La reunión tuvo mucha resonancia, además, porque se celebraba en el contexto de un Congreso del Movimiento Europeo, entonces una entidad influyente fundada tras el Congreso europeo de La Haya de 1948. Además, para que los representantes del interior tuvieran una coartada —que no les sirvió de nada— la declaración se formuló no como un programa político para España sino como las necesarias condiciones previas para poder entrar en la CEE (hoy Unión Europea), dado que en el mes de febrero anterior España había pedido oficialmente la entrada en esta institución. Por tanto, con gran inteligencia política, los allí convocados establecieron un programa común, advirtieron a las autoridades europeas que España no podía adherirse si no cambiaba radicalmente sus instituciones políticas y, por último, reconciliaba a partidos políticos hasta entonces enfrentados en su política de oposición a Franco.

La reacción de las autoridades españolas fue inmediata: Franco declaró el estado de excepción, suspendió el derecho de residencia y muchos de los representantes del interior fueron a su vuelta deportados a Fuerteventura. Pero el triunfo moral, ante muchos españoles y ante las instituciones europeas, fue de los 118 españoles reunidos en Múnich y de los partidos y tendencias que representaban. Comenzó una nueva época en el antifranquismo. Por debajo, los cambios económicos, sociales y culturales de los que hablábamos al principio, estaban haciendo su labor de zapa. Por encima, los líderes y tendencias democráticas empezaron —sobre todo a partir de la Ley de Prensa en 1966— a ser conocidos por los españoles con el fin de que estos escogieran. 

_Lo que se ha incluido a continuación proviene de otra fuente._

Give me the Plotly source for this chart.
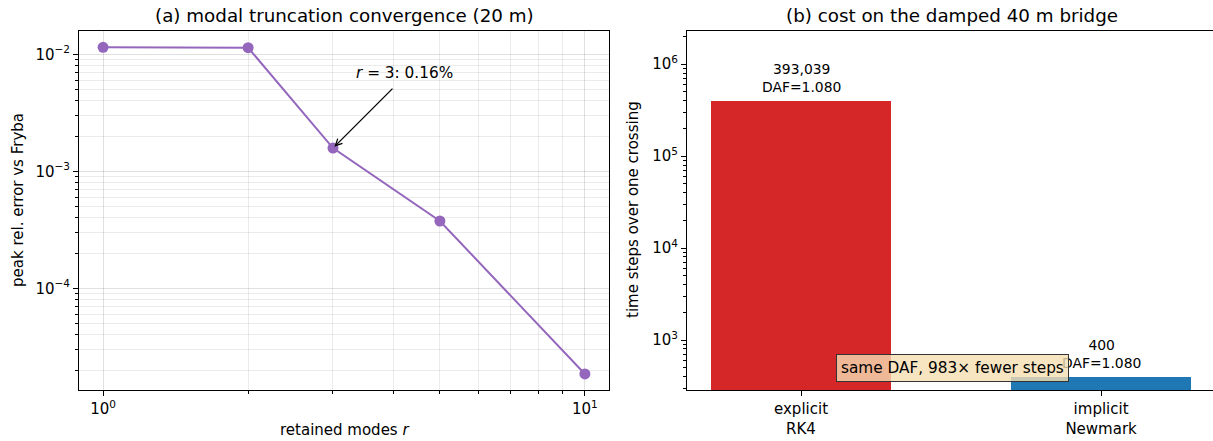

Es cierto que Franco murió en la cama, tan cierto como que constituye un baldón para la oposición democrática. Pero también es cierto que se llegó a la época de la Transición con un país transformado por muchas de las razones estructurales de fondo, pero también porque la oposición democrática había ido aflorando a la superficie, con actos y reuniones como la de Múnich, en medio, y en contra, de una dictadura. Así, esta oposición se fue ganando la confianza de muchos españoles.

 

Tras la muerte de Franco, desaparecieron súbitamente los franquistas. Fuera verdad o no, la inmensa mayoría se declararon demócratas de uno u otro signo. Las elecciones del 15 de junio de 1977 así lo constataron.